Ruiwen Zhou, Minghuan Liu, Kan Ren, Xufang Luo, Weinan Zhang, Dongsheng Li
TL;DR
This paper tackles risk-sensitive reinforcement learning by showing that standard distributional RL methods biasedly optimize distortion-risk objectives over accumulated returns. It introduces Trajectory Q-Learning (TQL), a non-Markovian framework that models the history-return distribution via a history-conditioned value function and a history-dependent policy, with theoretical guarantees for policy evaluation and improvement under general distortion risk measures. The authors prove that conventional risk-aware Bellman operators are not contractive and can lead to biased or divergent optimization, motivating HR-based evaluation and a trajectory-focused learning scheme. Empirically, TQL demonstrates improved risk-sensitive performance on discrete MiniGrid and continuous Mountain-Car tasks, outperforming baselines especially under higher risk levels.

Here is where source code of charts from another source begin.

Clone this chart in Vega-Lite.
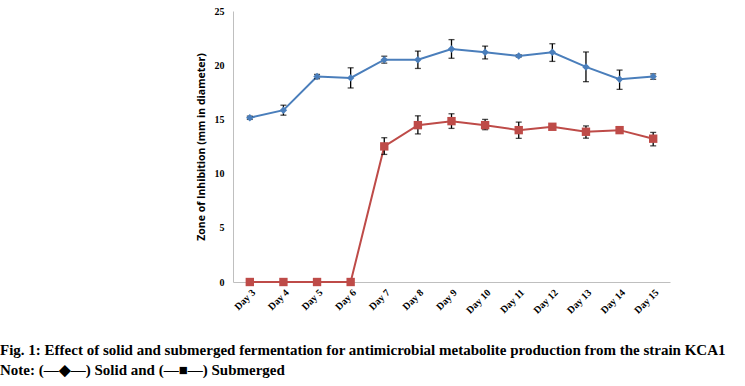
{
  "$schema": "https://vega.github.io/schema/vega-lite/v6.json",
  "width": 437,
  "height": 271,
  "autosize": {"type": "none"},
  "padding": {"left": 233, "top": 11, "right": 75, "bottom": 104},
  "background": "white",
  "config": {"view": {"stroke": null}},
  "title": {
    "text": ["Fig. 1: Effect of solid and submerged fermentation for antimicrobial metabolite production from the strain KCA1", "Note: (—◆—) Solid and (—■—) Submerged"],
    "orient": "bottom",
    "anchor": "start",
    "frame": "group",
    "dx": -233,
    "offset": 28,
    "font": "Liberation Serif",
    "fontSize": 15,
    "fontWeight": "bold",
    "lineHeight": 20,
    "color": "black"
  },
  "data": {
    "values": [
      {"day": "Day 3", "type": "Solid", "value": 15.15, "lo": 15.0, "hi": 15.3},
      {"day": "Day 4", "type": "Solid", "value": 15.85, "lo": 15.39, "hi": 16.31},
      {"day": "Day 5", "type": "Solid", "value": 18.95, "lo": 18.75, "hi": 19.15},
      {"day": "Day 6", "type": "Solid", "value": 18.83, "lo": 17.9, "hi": 19.76},
      {"day": "Day 7", "type": "Solid", "value": 20.51, "lo": 20.19, "hi": 20.83},
      {"day": "Day 8", "type": "Solid", "value": 20.51, "lo": 19.7, "hi": 21.3},
      {"day": "Day 9", "type": "Solid", "value": 21.5, "lo": 20.64, "hi": 22.36},
      {"day": "Day 10", "type": "Solid", "value": 21.19, "lo": 20.58, "hi": 21.76},
      {"day": "Day 11", "type": "Solid", "value": 20.85, "lo": 20.75, "hi": 20.95},
      {"day": "Day 12", "type": "Solid", "value": 21.19, "lo": 20.35, "hi": 21.98},
      {"day": "Day 13", "type": "Solid", "value": 19.84, "lo": 18.48, "hi": 21.22},
      {"day": "Day 14", "type": "Solid", "value": 18.7, "lo": 17.77, "hi": 19.55},
      {"day": "Day 15", "type": "Solid", "value": 18.95, "lo": 18.7, "hi": 19.2},
      {"day": "Day 3", "type": "Submerged", "value": 0, "lo": null, "hi": null},
      {"day": "Day 4", "type": "Submerged", "value": 0, "lo": null, "hi": null},
      {"day": "Day 5", "type": "Submerged", "value": 0, "lo": null, "hi": null},
      {"day": "Day 6", "type": "Submerged", "value": 0, "lo": null, "hi": null},
      {"day": "Day 7", "type": "Submerged", "value": 12.51, "lo": 11.77, "hi": 13.31},
      {"day": "Day 8", "type": "Submerged", "value": 14.47, "lo": 13.66, "hi": 15.33},
      {"day": "Day 9", "type": "Submerged", "value": 14.84, "lo": 14.17, "hi": 15.52},
      {"day": "Day 10", "type": "Submerged", "value": 14.47, "lo": 14.05, "hi": 15.0},
      {"day": "Day 11", "type": "Submerged", "value": 14.01, "lo": 13.25, "hi": 14.75},
      {"day": "Day 12", "type": "Submerged", "value": 14.32, "lo": 14.18, "hi": 14.46},
      {"day": "Day 13", "type": "Submerged", "value": 13.86, "lo": 13.27, "hi": 14.4},
      {"day": "Day 14", "type": "Submerged", "value": 14.01, "lo": 13.9, "hi": 14.12},
      {"day": "Day 15", "type": "Submerged", "value": 13.22, "lo": 12.56, "hi": 13.8}
    ]
  },
  "encoding": {
    "x": {
      "field": "day",
      "type": "ordinal",
      "sort": null,
      "scale": {"type": "point", "padding": 0.5},
      "axis": {
        "title": null,
        "labelAngle": -45,
        "labelFont": "Liberation Serif",
        "labelFontWeight": "bold",
        "labelFontSize": 10,
        "labelColor": "black",
        "labelPadding": 5,
        "ticks": false,
        "domainColor": "#BFBFBF",
        "domainWidth": 1
      }
    }
  },
  "layer": [
    {
      "mark": {"type": "line", "strokeWidth": 2},
      "encoding": {
        "y": {
          "field": "value",
          "type": "quantitative",
          "scale": {"domain": [0, 25], "nice": false},
          "axis": {
            "title": "Zone of Inhibition (mm in diameter)",
            "titleFont": "Open Sans",
            "titleFontSize": 10.5,
            "titleFontWeight": "bold",
            "titleColor": "black",
            "titlePadding": 8,
            "values": [0, 5, 10, 15, 20, 25],
            "grid": false,
            "ticks": false,
            "labelFont": "Liberation Serif",
            "labelFontWeight": "bold",
            "labelFontSize": 10,
            "labelColor": "black",
            "labelPadding": 9,
            "domainColor": "#BFBFBF"
          }
        },
        "color": {
          "field": "type",
          "type": "nominal",
          "scale": {"domain": ["Solid", "Submerged"], "range": ["#4A7EBB", "#BE4B48"]},
          "legend": null
        }
      }
    },
    {
      "transform": [{"filter": "datum.lo != null"}],
      "mark": {"type": "rule", "color": "black", "strokeWidth": 1.3},
      "encoding": {
        "y": {"field": "lo", "type": "quantitative"},
        "y2": {"field": "hi"}
      }
    },
    {
      "transform": [{"filter": "datum.lo != null"}],
      "mark": {"type": "tick", "color": "black", "size": 6, "thickness": 1.3, "orient": "horizontal"},
      "encoding": {"y": {"field": "lo", "type": "quantitative"}}
    },
    {
      "transform": [{"filter": "datum.lo != null"}],
      "mark": {"type": "tick", "color": "black", "size": 6, "thickness": 1.3, "orient": "horizontal"},
      "encoding": {"y": {"field": "hi", "type": "quantitative"}}
    },
    {
      "transform": [{"filter": "datum.type == 'Solid'"}],
      "mark": {"type": "point", "shape": "diamond", "filled": true, "size": 55, "opacity": 1, "color": "#4A7EBB"},
      "encoding": {"y": {"field": "value", "type": "quantitative"}}
    },
    {
      "transform": [{"filter": "datum.type == 'Submerged'"}],
      "mark": {"type": "point", "shape": "square", "filled": true, "size": 70, "opacity": 1, "color": "#BE4B48"},
      "encoding": {"y": {"field": "value", "type": "quantitative"}}
    }
  ]
}
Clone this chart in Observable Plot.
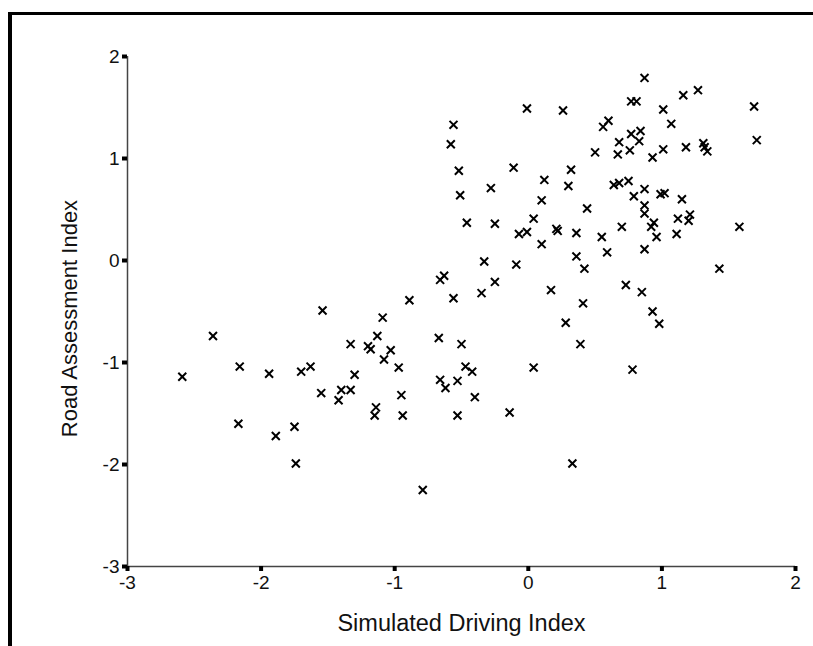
<!DOCTYPE html>
<html>
<head>
<meta charset="utf-8">
<script src="https://cdn.jsdelivr.net/npm/d3@7"></script>
<script src="https://cdn.jsdelivr.net/npm/@observablehq/plot@0.6"></script>
<style>
  html, body { margin: 0; padding: 0; background: white; }
  #wrap { position: relative; width: 813px; height: 646px; overflow: hidden; }
  #wrap svg { display: block; }
  #frame { position: absolute; left: 8px; top: 12px; right: -10px; bottom: -10px;
           border-left: 4px solid #000; border-top: 3px solid #000; pointer-events: none; }
</style>
</head>
<body>
<div id="wrap"><div id="frame"></div></div>
<script>
// Simulated Driving Index (x) for each participant
const simDriving = [
  -2.59, -2.36, -2.16, -2.17, -1.94, -1.89, -1.75, -1.74, -1.70, -1.63,
  -1.54, -1.55, -1.42, -1.40, -1.33, -1.33, -1.30, -0.66, -0.63, -0.25,
   0.17, -0.35, -0.56, -0.89, -1.09,  0.28, -1.13, -0.67, -0.50, -1.20,
  -1.18, -1.03, -1.08, -0.97, -0.47, -0.42,  0.04, -0.66, -0.62, -0.53,
  -0.95, -0.40, -1.14, -1.15, -0.94, -0.53, -0.14,  0.33, -0.79, -0.01,
   0.26, -0.56, -0.58, -0.52, -0.11,  0.32,  0.12,  0.30, -0.51, -0.28,
   0.10, -0.46, -0.25,  0.04, -0.07, -0.01,  0.21,  0.22,  0.36,  0.10,
   0.36, -0.33, -0.09,  0.87,  1.27,  1.16,  1.69,  0.77,  0.81,  1.01,
   1.07,  0.60,  0.56,  0.84,  0.77,  0.83,  0.68,  1.71,  1.31,  1.32,
   1.34,  0.50,  0.67,  0.76,  0.93,  1.01,  1.18,  0.64,  0.68,  0.75,
   0.87,  0.79,  0.99,  1.02,  1.15,  0.44,  0.87,  0.87,  0.94,  0.92,
   1.12,  1.21,  1.20,  0.70,  0.55,  0.96,  1.11,  1.58,  0.59,  0.87,
   0.42,  1.43,  0.73,  0.85,  0.41,  0.93,  0.98,  0.39,  0.78
];
// Road Assessment Index (y) for each participant
const roadAssessment = [
  -1.14, -0.74, -1.04, -1.60, -1.11, -1.72, -1.63, -1.99, -1.09, -1.04,
  -0.49, -1.30, -1.37, -1.27, -1.27, -0.82, -1.12, -0.19, -0.15, -0.21,
  -0.29, -0.32, -0.37, -0.39, -0.56, -0.61, -0.74, -0.76, -0.82, -0.84,
  -0.87, -0.88, -0.97, -1.05, -1.04, -1.09, -1.05, -1.17, -1.25, -1.18,
  -1.32, -1.34, -1.44, -1.52, -1.52, -1.52, -1.49, -1.99, -2.25,  1.49,
   1.47,  1.33,  1.14,  0.88,  0.91,  0.89,  0.79,  0.73,  0.64,  0.71,
   0.59,  0.37,  0.36,  0.41,  0.26,  0.28,  0.31,  0.29,  0.27,  0.16,
   0.04, -0.01, -0.04,  1.79,  1.67,  1.62,  1.51,  1.56,  1.56,  1.48,
   1.34,  1.37,  1.31,  1.27,  1.24,  1.17,  1.16,  1.18,  1.15,  1.11,
   1.07,  1.06,  1.04,  1.08,  1.01,  1.09,  1.11,  0.74,  0.76,  0.78,
   0.70,  0.63,  0.65,  0.66,  0.60,  0.51,  0.54,  0.46,  0.37,  0.33,
   0.41,  0.45,  0.39,  0.33,  0.23,  0.23,  0.26,  0.33,  0.08,  0.11,
  -0.08, -0.08, -0.24, -0.31, -0.42, -0.50, -0.62, -0.82, -1.07
];
const xTicks = [-3, -2, -1, 0, 1, 2];
const xTickLabels = ["-3", "-2", "-1", "0", "1", "2"];
const yTicks = [-3, -2, -1, 0, 1, 2];
const yTickLabels = ["-3", "-2", "-1", "0", "1", "2"];
const xTitle = "Simulated Driving Index";
const yTitle = "Road Assessment Index";

const points = simDriving.map((x, i) => ({x, y: roadAssessment[i]}));

const chart = Plot.plot({
  width: 813,
  height: 646,
  marginLeft: 127,
  marginRight: 18,
  marginTop: 56,
  marginBottom: 80,
  style: {fontFamily: "'Liberation Sans', Arial, sans-serif", background: "transparent", color: "#111"},
  x: {domain: [-3, 2]},
  y: {domain: [-3, 2]},
  marks: [
    Plot.ruleX([-3], {stroke: "#444", strokeWidth: 1.5}),
    Plot.ruleY([-3], {stroke: "#444", strokeWidth: 1.5}),
    Plot.axisX({ticks: xTicks, tickFormat: () => "", tickSize: 5, strokeWidth: 4, stroke: "#000", label: null}),
    Plot.axisY({ticks: yTicks, tickFormat: () => "", tickSize: 5, strokeWidth: 4, stroke: "#000", label: null}),
    Plot.text(xTicks, {x: d => d, frameAnchor: "bottom", lineAnchor: "top", dy: 9, text: (d, i) => xTickLabels[i], fontSize: 19, fill: "#111"}),
    Plot.text(yTicks, {y: d => d, frameAnchor: "left", textAnchor: "end", dx: -8, text: (d, i) => yTickLabels[i], fontSize: 19, fill: "#111"}),
    Plot.dot(points, {x: "x", y: "y", symbol: "times", r: 3.7, stroke: "#000", strokeWidth: 2}),
    Plot.text([xTitle], {frameAnchor: "bottom", dy: 64, fontSize: 23.5, fill: "#111"}),
    Plot.text([yTitle], {frameAnchor: "left", dx: -58, dy: 7, rotate: -90, textAnchor: "middle", fontSize: 22, fill: "#111"})
  ]
});
document.getElementById("wrap").prepend(chart);
</script>
</body>
</html>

The work provides a general, convergent approach to risk-sensitive policy learning and outlines avenues to scale to more complex, stochastic environments.
Abstract
Due to the nature of risk management in learning applicable policies, risk-sensitive reinforcement learning (RSRL) has been realized as an important direction. RSRL is usually achieved by learning risk-sensitive objectives characterized by various risk measures, under the framework of distributional reinforcement learning. However, it remains unclear if the distributional Bellman operator properly optimizes the RSRL objective in the sense of risk measures. In this paper, we prove that the existing RSRL methods do not achieve unbiased optimization and cannot guarantee optimality or even improvements regarding risk measures over accumulated return distributions. To remedy this issue, we further propose a novel algorithm, namely Trajectory Q-Learning (TQL), for RSRL problems with provable policy improvement towards the optimal policy. Based on our new learning architecture, we are free to introduce a general and practical implementation for different risk measures to learn disparate risk-sensitive policies. In the experiments, we verify the learnability of our algorithm and show how our method effectively achieves better performances toward risk-sensitive objectives.